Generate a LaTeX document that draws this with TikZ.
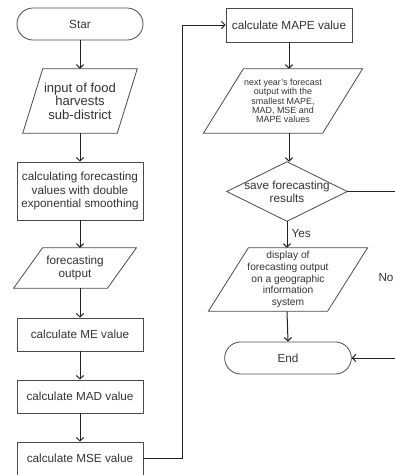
\documentclass[tikz,border=0pt]{standalone}
\usepackage{fontspec}
\setmainfont{Liberation Sans}
\usetikzlibrary{arrows.meta,shapes.misc,shapes.geometric}
\definecolor{txt}{HTML}{333333}
\definecolor{edge}{HTML}{4A4A4A}
\definecolor{conn}{HTML}{222222}
\newcommand{\parashape}[2]{\draw[shapeline] ([xshift=#2]#1.north west) -- ([xshift=#2]#1.north east) -- ([xshift=-#2]#1.south east) -- ([xshift=-#2]#1.south west) -- cycle;}
\tikzset{
  shapeline/.style={draw=edge, line width=0.6pt},
  base/.style={inner sep=0pt, align=center, text=txt, font=\fontsize{8.8}{10}\selectfont},
  term/.style={base, rounded rectangle, shapeline, minimum width=94.5pt, minimum height=24pt},
  proc/.style={base, rectangle, shapeline, minimum width=94.5pt, minimum height=24.75pt},
  plain/.style={base, rectangle},
  conn/.style={draw=conn, line width=0.75pt, -{Straight Barb[length=2.6pt,width=5.5pt]}},
  connline/.style={draw=conn, line width=0.75pt},
  lbl/.style={text=txt, font=\fontsize{8.8}{10}\selectfont, inner sep=0pt}
}
\begin{document}
\begin{tikzpicture}[x=0.75pt, y=-0.75pt]
\useasboundingbox (0,0) rectangle (395,475);
\clip (0,0) rectangle (395,475);
\fill[white] (0,0) rectangle (395,475);

% left column
\node[term] (start) at (80,24) {Star};
\node[plain, minimum width=70.5pt, minimum height=48pt, font=\fontsize{9.8}{10.2}\selectfont] (in) at (80,101) {input of food\\harvests\\sub-district};
\parashape{in}{7.5pt}
\node[proc, minimum height=43.5pt] (calc) at (80,191) {calculating forecasting\\values with double\\exponential smoothing};
\node[plain, minimum width=70pt, minimum height=30pt] (fo) at (75,268) {forecasting\\output};
\parashape{fo}{10.9pt}
\node[proc] (me) at (80,334.5) {calculate ME value};
\node[proc] (mad) at (80,396.5) {calculate MAD value};
\node[proc] (mse) at (80,458.5) {calculate MSE value};

% right column
\node[proc, minimum height=25.5pt] (mape) at (289,25) {calculate MAPE value};
\node[plain, minimum width=89pt, minimum height=48pt, font=\fontsize{6.7}{7}\selectfont] (nxt) at (283,101) {next year's forecast\\output with the\\smallest MAPE,\\MAD, MSE and\\MAPE values};
\parashape{nxt}{15pt}
\node[plain, minimum width=90pt, minimum height=44.25pt] (save) at (287,191.5) {save forecasting\\results};
\draw[shapeline] (save.north) -- (save.east) -- (save.south) -- (save.west) -- cycle;
\node[plain, minimum width=89pt, minimum height=47.25pt, font=\fontsize{7.65}{8.8}\selectfont] (disp) at (288,279.5) {display of\\forecasting output\\on a geographic\\information\\system};
\parashape{disp}{15pt}
\node[term, minimum width=95pt] (end) at (288,358) {End};

\coordinate (m1) at (182,458.5);
\coordinate (m2) at (182,25);
\coordinate (n1) at (396,191.5);
\coordinate (n2) at (396,358);

% connectors
\draw[conn] (start.south) -- (start.south |- in.north);
\draw[conn] (start.south |- in.south) -- (calc.north);
\draw[conn] (calc.south) -- (calc.south |- fo.north);
\draw[conn] (calc.south |- fo.south) -- (me.north);
\draw[conn] (me.south) -- (mad.north);
\draw[conn] (mad.south) -- (mse.north);
\draw[conn] (mse.east) -- (m1) -- (m2) -- (mape.west);
\draw[conn] (mape.south) -- (mape.south |- nxt.north);
\draw[conn] (mape.south |- nxt.south) -- (mape.south |- save.north);
\draw[conn] (save.south) -- (save.south |- disp.north) node[lbl, pos=0.45, right=3pt] {Yes};
\draw[conn] (save.south |- disp.south) -- (end.north);
\draw[conn] (save.east) -- (n1) -- (n2) -- (end.east);
\node[lbl] (no) at (386,278) {No};
\end{tikzpicture}
\end{document}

• • • • • • •

PROBLEM DETAILS
Without the pictures, output the full listing exactly as it stands.

THE SOLUTION
Generate a LaTeX document that draws this with TikZ.
\documentclass[tikz,border=0pt]{standalone}
\usepackage{fontspec}
\setmainfont{Liberation Sans}
\usetikzlibrary{arrows.meta,shapes.misc,shapes.geometric}
\definecolor{txt}{HTML}{333333}
\definecolor{edge}{HTML}{4A4A4A}
\definecolor{conn}{HTML}{222222}
\newcommand{\parashape}[2]{\draw[shapeline] ([xshift=#2]#1.north west) -- ([xshift=#2]#1.north east) -- ([xshift=-#2]#1.south east) -- ([xshift=-#2]#1.south west) -- cycle;}
\tikzset{
  shapeline/.style={draw=edge, line width=0.6pt},
  base/.style={inner sep=0pt, align=center, text=txt, font=\fontsize{8.8}{10}\selectfont},
  term/.style={base, rounded rectangle, shapeline, minimum width=94.5pt, minimum height=24pt},
  proc/.style={base, rectangle, shapeline, minimum width=94.5pt, minimum height=24.75pt},
  plain/.style={base, rectangle},
  conn/.style={draw=conn, line width=0.75pt, -{Straight Barb[length=2.6pt,width=5.5pt]}},
  connline/.style={draw=conn, line width=0.75pt},
  lbl/.style={text=txt, font=\fontsize{8.8}{10}\selectfont, inner sep=0pt}
}
\begin{document}
\begin{tikzpicture}[x=0.75pt, y=-0.75pt]
\useasboundingbox (0,0) rectangle (395,475);
\clip (0,0) rectangle (395,475);
\fill[white] (0,0) rectangle (395,475);

% left column
\node[term] (start) at (80,24) {Star};
\node[plain, minimum width=70.5pt, minimum height=48pt, font=\fontsize{9.8}{10.2}\selectfont] (in) at (80,101) {input of food\\harvests\\sub-district};
\parashape{in}{7.5pt}
\node[proc, minimum height=43.5pt] (calc) at (80,191) {calculating forecasting\\values with double\\exponential smoothing};
\node[plain, minimum width=70pt, minimum height=30pt] (fo) at (75,268) {forecasting\\output};
\parashape{fo}{10.9pt}
\node[proc] (me) at (80,334.5) {calculate ME value};
\node[proc] (mad) at (80,396.5) {calculate MAD value};
\node[proc] (mse) at (80,458.5) {calculate MSE value};

% right column
\node[proc, minimum height=25.5pt] (mape) at (289,25) {calculate MAPE value};
\node[plain, minimum width=89pt, minimum height=48pt, font=\fontsize{6.7}{7}\selectfont] (nxt) at (283,101) {next year's forecast\\output with the\\smallest MAPE,\\MAD, MSE and\\MAPE values};
\parashape{nxt}{15pt}
\node[plain, minimum width=90pt, minimum height=44.25pt] (save) at (287,191.5) {save forecasting\\results};
\draw[shapeline] (save.north) -- (save.east) -- (save.south) -- (save.west) -- cycle;
\node[plain, minimum width=89pt, minimum height=47.25pt, font=\fontsize{7.65}{8.8}\selectfont] (disp) at (288,279.5) {display of\\forecasting output\\on a geographic\\information\\system};
\parashape{disp}{15pt}
\node[term, minimum width=95pt] (end) at (288,358) {End};

\coordinate (m1) at (182,458.5);
\coordinate (m2) at (182,25);
\coordinate (n1) at (396,191.5);
\coordinate (n2) at (396,358);

% connectors
\draw[conn] (start.south) -- (start.south |- in.north);
\draw[conn] (start.south |- in.south) -- (calc.north);
\draw[conn] (calc.south) -- (calc.south |- fo.north);
\draw[conn] (calc.south |- fo.south) -- (me.north);
\draw[conn] (me.south) -- (mad.north);
\draw[conn] (mad.south) -- (mse.north);
\draw[conn] (mse.east) -- (m1) -- (m2) -- (mape.west);
\draw[conn] (mape.south) -- (mape.south |- nxt.north);
\draw[conn] (mape.south |- nxt.south) -- (mape.south |- save.north);
\draw[conn] (save.south) -- (save.south |- disp.north) node[lbl, pos=0.45, right=3pt] {Yes};
\draw[conn] (save.south |- disp.south) -- (end.north);
\draw[conn] (save.east) -- (n1) -- (n2) -- (end.east);
\node[lbl] (no) at (386,278) {No};
\end{tikzpicture}
\end{document}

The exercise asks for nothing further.